### Provided material:
------------

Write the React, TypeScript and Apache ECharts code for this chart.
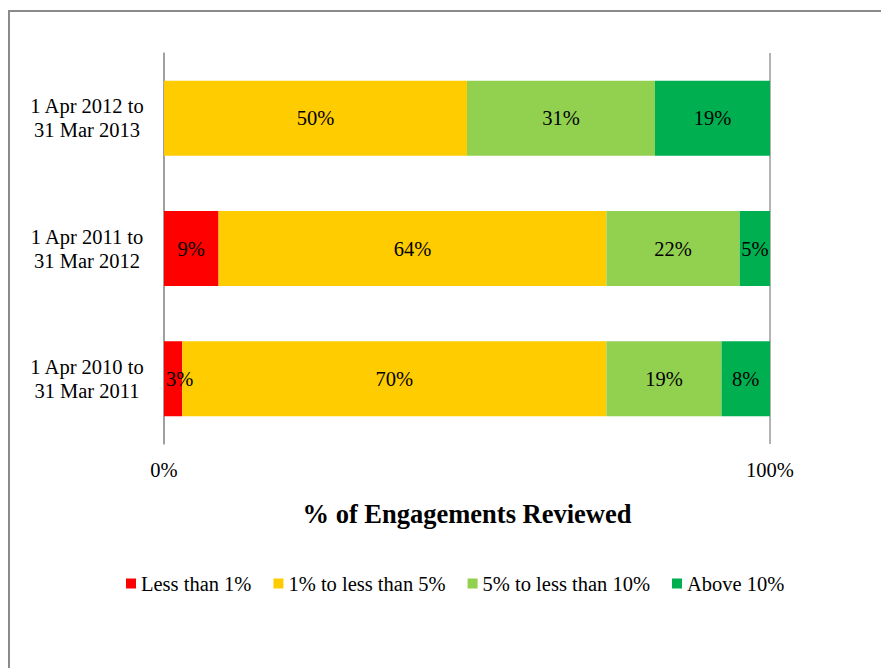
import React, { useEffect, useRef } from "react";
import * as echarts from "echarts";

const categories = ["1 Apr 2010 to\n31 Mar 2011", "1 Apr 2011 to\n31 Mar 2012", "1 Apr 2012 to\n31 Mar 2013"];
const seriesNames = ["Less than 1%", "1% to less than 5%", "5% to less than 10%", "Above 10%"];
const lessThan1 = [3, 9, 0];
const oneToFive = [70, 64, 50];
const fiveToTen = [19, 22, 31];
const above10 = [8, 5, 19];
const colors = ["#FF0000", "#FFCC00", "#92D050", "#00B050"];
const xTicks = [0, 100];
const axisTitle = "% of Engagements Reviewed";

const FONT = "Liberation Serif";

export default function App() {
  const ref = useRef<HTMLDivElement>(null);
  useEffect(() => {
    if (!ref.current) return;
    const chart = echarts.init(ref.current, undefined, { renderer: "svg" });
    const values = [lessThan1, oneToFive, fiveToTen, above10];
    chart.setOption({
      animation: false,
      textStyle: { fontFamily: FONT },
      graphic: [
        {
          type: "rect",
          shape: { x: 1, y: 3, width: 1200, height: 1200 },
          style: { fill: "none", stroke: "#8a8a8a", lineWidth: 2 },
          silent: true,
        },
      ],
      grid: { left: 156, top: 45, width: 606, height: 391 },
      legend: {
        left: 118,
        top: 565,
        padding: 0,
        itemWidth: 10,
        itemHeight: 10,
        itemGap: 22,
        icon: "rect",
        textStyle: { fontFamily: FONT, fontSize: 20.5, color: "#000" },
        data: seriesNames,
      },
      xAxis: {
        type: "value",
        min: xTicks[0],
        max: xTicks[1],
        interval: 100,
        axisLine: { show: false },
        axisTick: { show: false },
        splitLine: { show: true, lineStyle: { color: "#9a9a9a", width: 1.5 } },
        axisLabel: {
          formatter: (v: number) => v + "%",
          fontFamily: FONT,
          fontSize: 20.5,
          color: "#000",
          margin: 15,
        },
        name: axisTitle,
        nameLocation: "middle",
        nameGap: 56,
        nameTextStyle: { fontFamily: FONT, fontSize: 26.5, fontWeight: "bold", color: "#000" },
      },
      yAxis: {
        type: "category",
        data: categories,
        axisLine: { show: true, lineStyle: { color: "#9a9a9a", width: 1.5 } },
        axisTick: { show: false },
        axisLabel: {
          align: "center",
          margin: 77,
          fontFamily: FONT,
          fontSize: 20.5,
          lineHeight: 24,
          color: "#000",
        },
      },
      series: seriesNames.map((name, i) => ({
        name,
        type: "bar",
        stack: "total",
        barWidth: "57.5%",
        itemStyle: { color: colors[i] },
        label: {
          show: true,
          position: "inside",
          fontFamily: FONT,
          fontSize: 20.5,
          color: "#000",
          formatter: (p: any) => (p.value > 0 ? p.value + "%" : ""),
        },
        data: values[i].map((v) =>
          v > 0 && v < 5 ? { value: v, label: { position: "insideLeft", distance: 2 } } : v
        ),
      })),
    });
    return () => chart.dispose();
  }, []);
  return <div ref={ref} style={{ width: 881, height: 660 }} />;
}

------------

### What is expected:
Search the data above for lines holding "React" and copy each of them.

### Solution for this problem:
Write the React, TypeScript and Apache ECharts code for this chart.
import React, { useEffect, useRef } from "react";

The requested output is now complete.